Le Siam exporte 200 000 tonnes de riz par an, soit en Chine, soit dans d’autres ports avoisinans. Des milliers de tonnes vont aussi en Angleterre, et comme ce sont les bateaux à vapeur de la Grande-Bretagne qui de Bankok transportent cette denrée dans toutes les directions, on comprendra certaines colères.


II.

Une frontière commune dans le haut Mékong, frontière facile à délimiter entre gouvernemens qui se respectent, aurait eu aux yeux des Asiatiques une portée qu’il est superflu sans doute d’expliquer. Ils y eussent vu une sorte d’alliance entre deux peuples souvent rivaux, mais qui n’hésitaient pas à se rapprocher dès qu’un intérêt quelconque les y conviait. où les difficultés devaient fatalement surgir entre Anglais et Français, c’est lorsqu’il s’est agi d’indiquer, sur une carte, de quel territoire serait tirée la zone neutre dont on veut faire un État, mais un État indépendant de la Chine, du Siam, de l’Angleterre et de la France. Obtiendra-t-on ce territoire de l’empire du Milieu ? On dit déjà qu’il se prépare à repousser par la force toute nouvelle amputation faite à ses frontières du Sud. Est-ce le Siam qui en ferait les frais ? Oui, si nous consentions à faire abandon de la rive gauche du haut Mékong, rive où les faits et gestes des Siamois étaient déjà, en 1876, signalés comme abusifs par la mission Doudart de Lagrée[1]. Est-ce l’Angleterre qui se dessaisira d’un lambeau de la Birmanie ? Vu l’appétit chaque jour plus grand du lion britannique, il est prudent de repousser cette hypothèse.

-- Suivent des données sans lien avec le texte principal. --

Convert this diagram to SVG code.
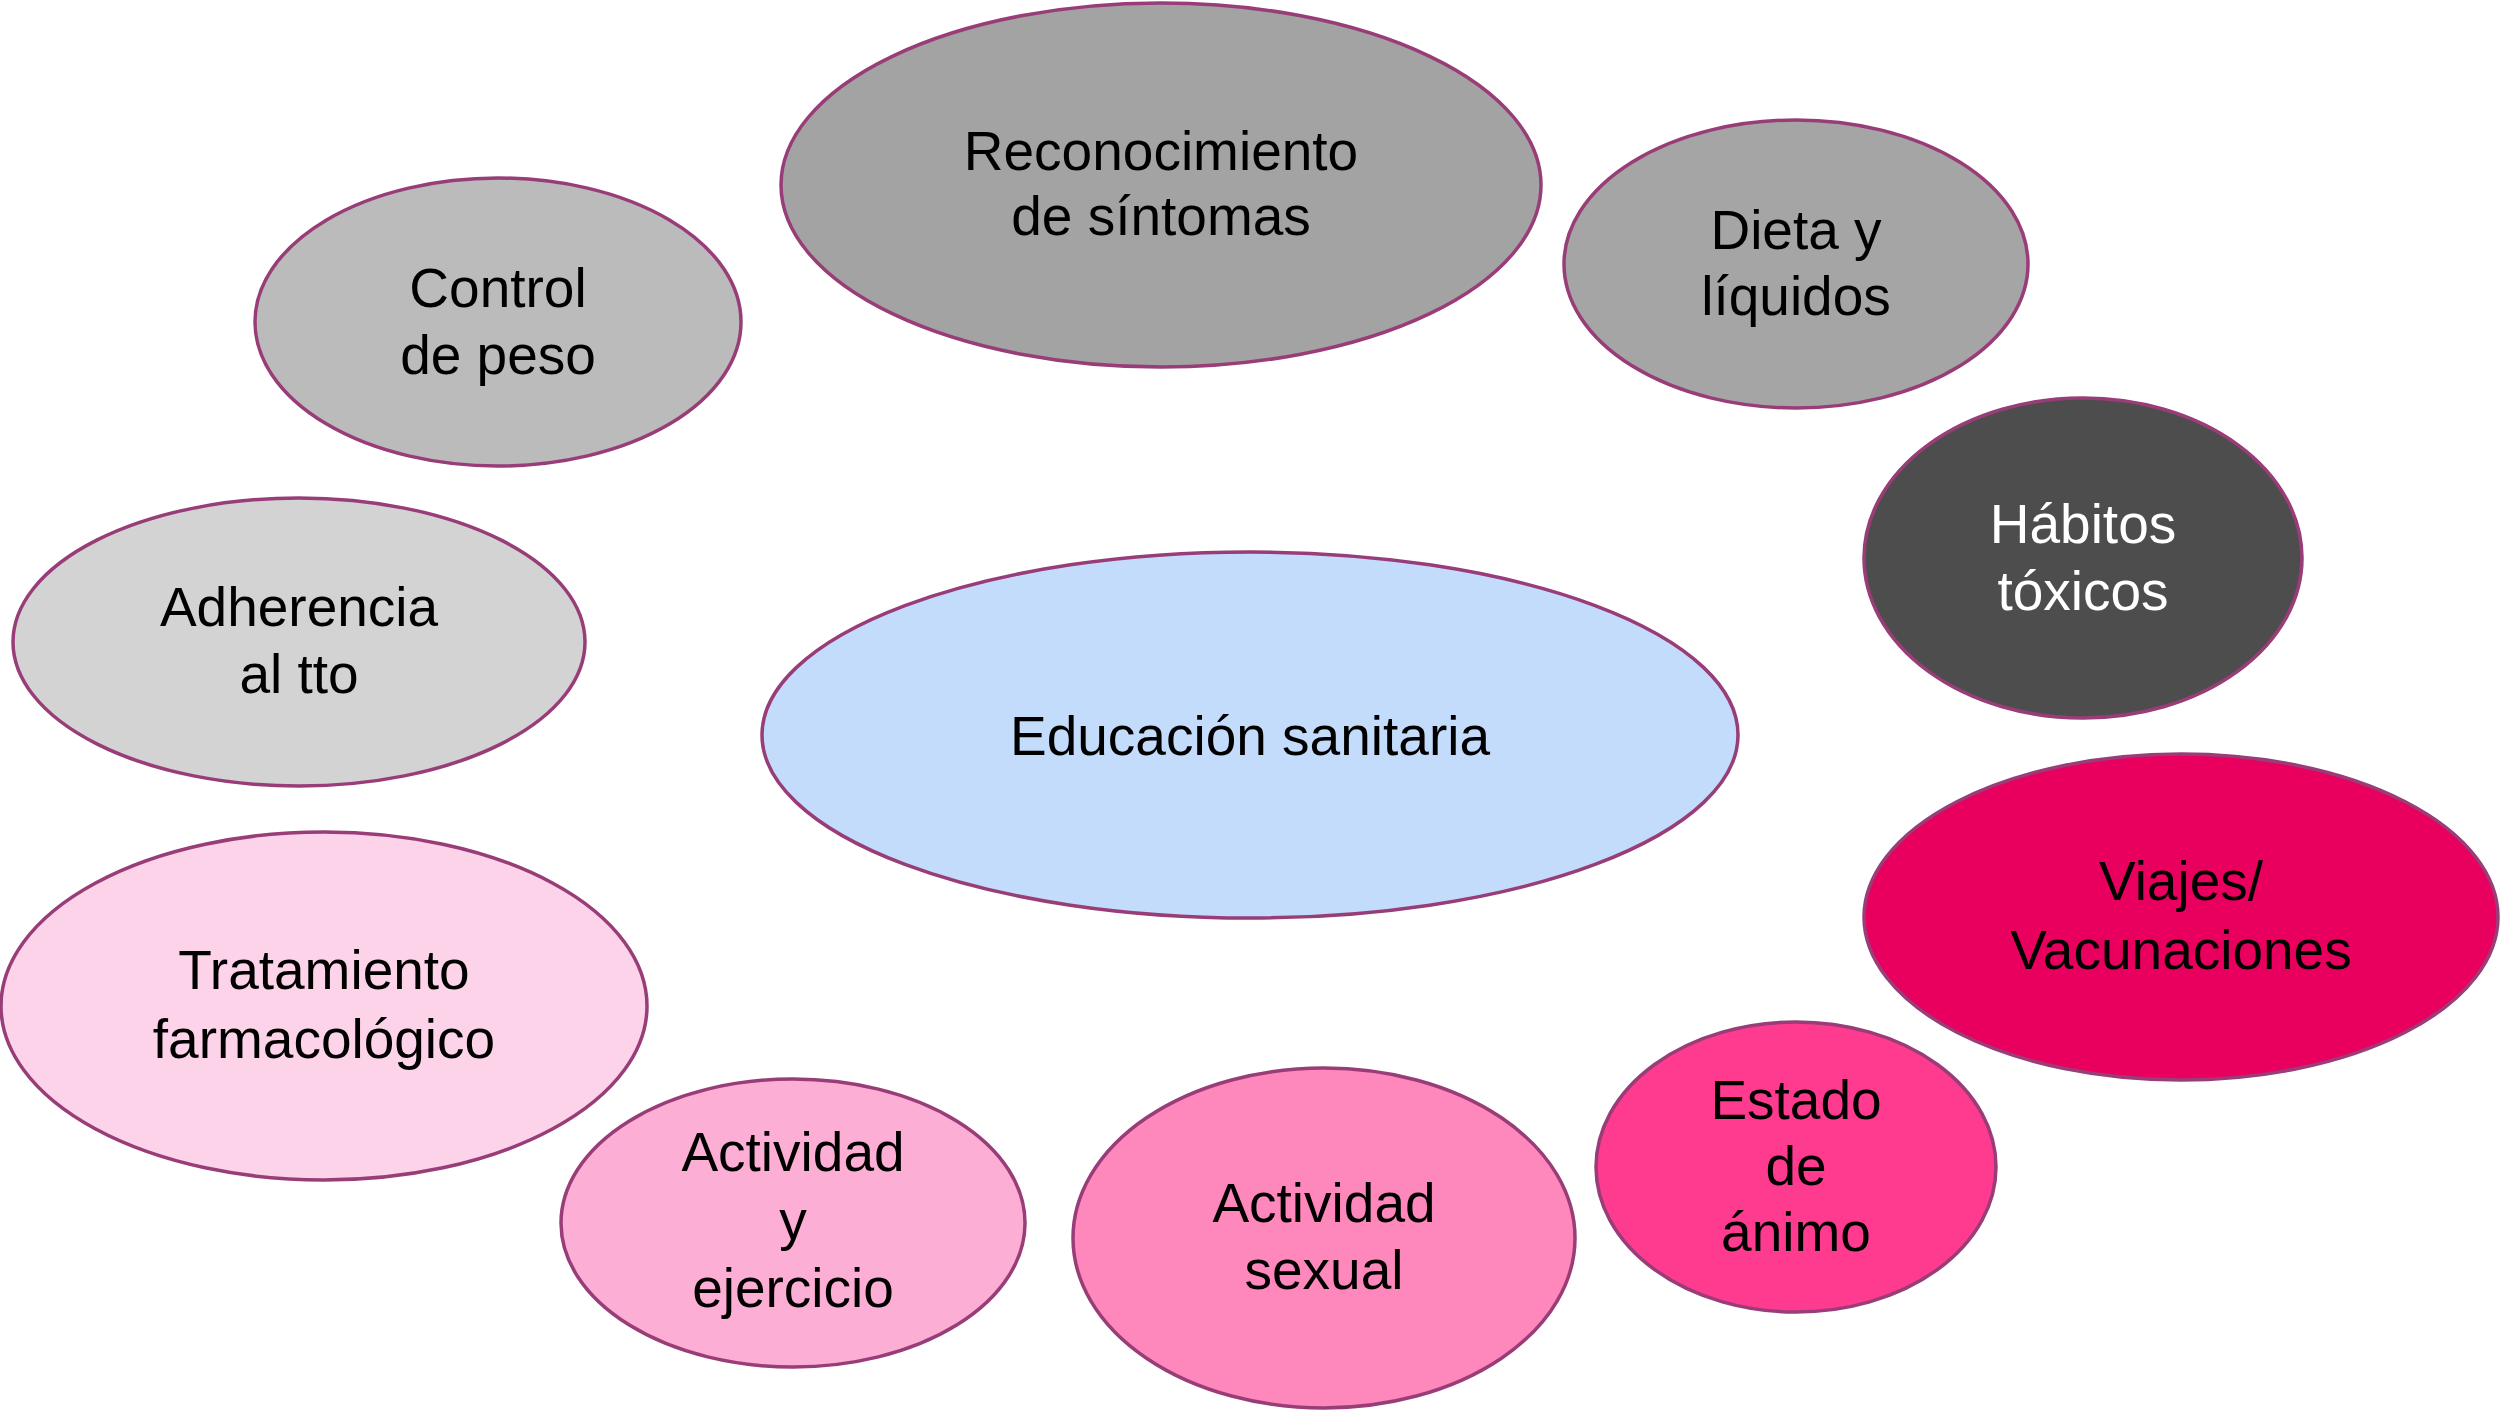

Ces jours-ci, M. Holt Hallett, ingénieur de grand talent et, comme M. Colquhoun, notre ardent adversaire dans l’Indo-Chine, publiait dans le Times une lettre dans laquelle il demandait que l’Etat-tampon fût absolument érigé à l’est du Mékong. En d’autres

  1. M. de Carné écrivait en 1876, à son retour de l’exploration du Mékong : « Je rappellerai seulement la lumière que les explorations de la commission lui ont permis de jeter sur l’œuvre d’absorption persévérante que la cour de Bankok poursuit dans l’Indo-Chine. Cette absorption s’opère à l’aide des embarras que les Européens ont créés à ses anciens rivaux les Annamites et les Birmans ; elle a pour conséquence de ne laisser subsister de la nationalité laotienne qu’un souvenir, et de Vien-chou, son centre principal, que des ruines amoncelées. C’est encore cette ambition si longtemps servie par la fortune, qui après avoir rejeté de la vallée du Mékong l’empereur d’Annam dont les domaines s’étendaient autrefois jusqu’au fleuve, attise aujourd’hui les haines de race et rend impossible entre les populations annamites et laotiennes la reprise des relations commerciales. »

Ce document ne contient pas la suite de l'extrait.